Leaving out every picture, copy the lines of the data exactly, from the first through the line containing "import matplotlib.transforms as mtransforms".
※ ※ ※
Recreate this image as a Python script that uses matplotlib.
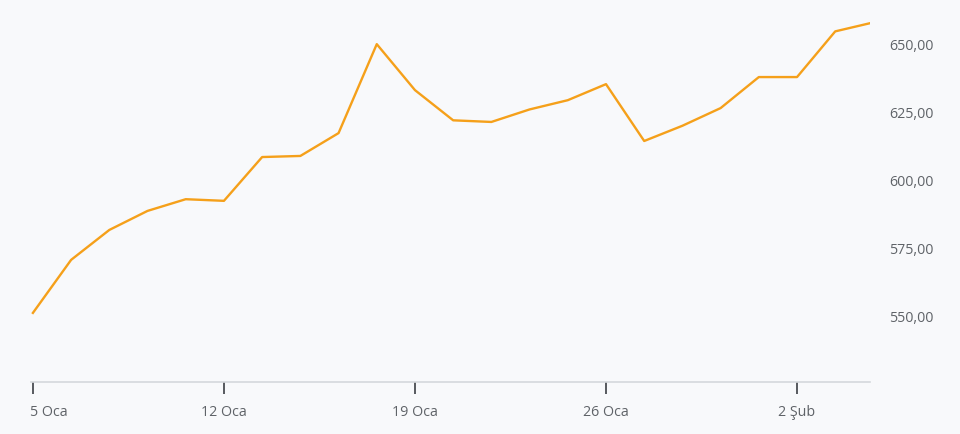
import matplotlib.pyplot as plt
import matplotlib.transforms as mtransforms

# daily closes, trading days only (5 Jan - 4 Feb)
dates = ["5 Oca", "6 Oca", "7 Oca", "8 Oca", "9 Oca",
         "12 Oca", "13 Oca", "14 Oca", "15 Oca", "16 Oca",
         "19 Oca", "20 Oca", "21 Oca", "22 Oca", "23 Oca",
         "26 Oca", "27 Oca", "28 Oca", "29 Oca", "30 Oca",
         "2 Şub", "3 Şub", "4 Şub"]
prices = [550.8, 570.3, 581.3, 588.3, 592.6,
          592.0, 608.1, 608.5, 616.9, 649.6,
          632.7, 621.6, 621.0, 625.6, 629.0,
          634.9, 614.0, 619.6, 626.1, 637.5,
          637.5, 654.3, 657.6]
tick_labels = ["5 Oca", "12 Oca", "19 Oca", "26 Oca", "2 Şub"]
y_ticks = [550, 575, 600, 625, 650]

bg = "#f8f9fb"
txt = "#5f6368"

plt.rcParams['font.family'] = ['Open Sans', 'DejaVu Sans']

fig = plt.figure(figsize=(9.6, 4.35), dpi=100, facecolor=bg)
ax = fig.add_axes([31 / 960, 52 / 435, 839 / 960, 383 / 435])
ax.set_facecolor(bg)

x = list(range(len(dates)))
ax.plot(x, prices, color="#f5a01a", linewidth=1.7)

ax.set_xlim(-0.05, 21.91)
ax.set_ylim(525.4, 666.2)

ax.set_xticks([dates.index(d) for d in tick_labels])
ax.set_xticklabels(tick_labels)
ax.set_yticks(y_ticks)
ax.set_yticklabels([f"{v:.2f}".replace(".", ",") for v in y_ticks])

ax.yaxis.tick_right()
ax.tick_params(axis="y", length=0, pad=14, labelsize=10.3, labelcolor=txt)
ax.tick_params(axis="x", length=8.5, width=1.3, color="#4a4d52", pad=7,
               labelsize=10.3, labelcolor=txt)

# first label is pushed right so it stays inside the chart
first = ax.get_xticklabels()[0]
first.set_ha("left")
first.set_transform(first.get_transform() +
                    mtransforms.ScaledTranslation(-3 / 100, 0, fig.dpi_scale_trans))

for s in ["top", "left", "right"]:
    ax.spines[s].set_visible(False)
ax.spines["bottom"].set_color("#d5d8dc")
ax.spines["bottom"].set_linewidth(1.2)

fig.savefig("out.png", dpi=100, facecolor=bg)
※ ※ ※
* **Task solution**:
Recreate this image as a Python script that uses matplotlib.
import matplotlib.pyplot as plt
import matplotlib.transforms as mtransforms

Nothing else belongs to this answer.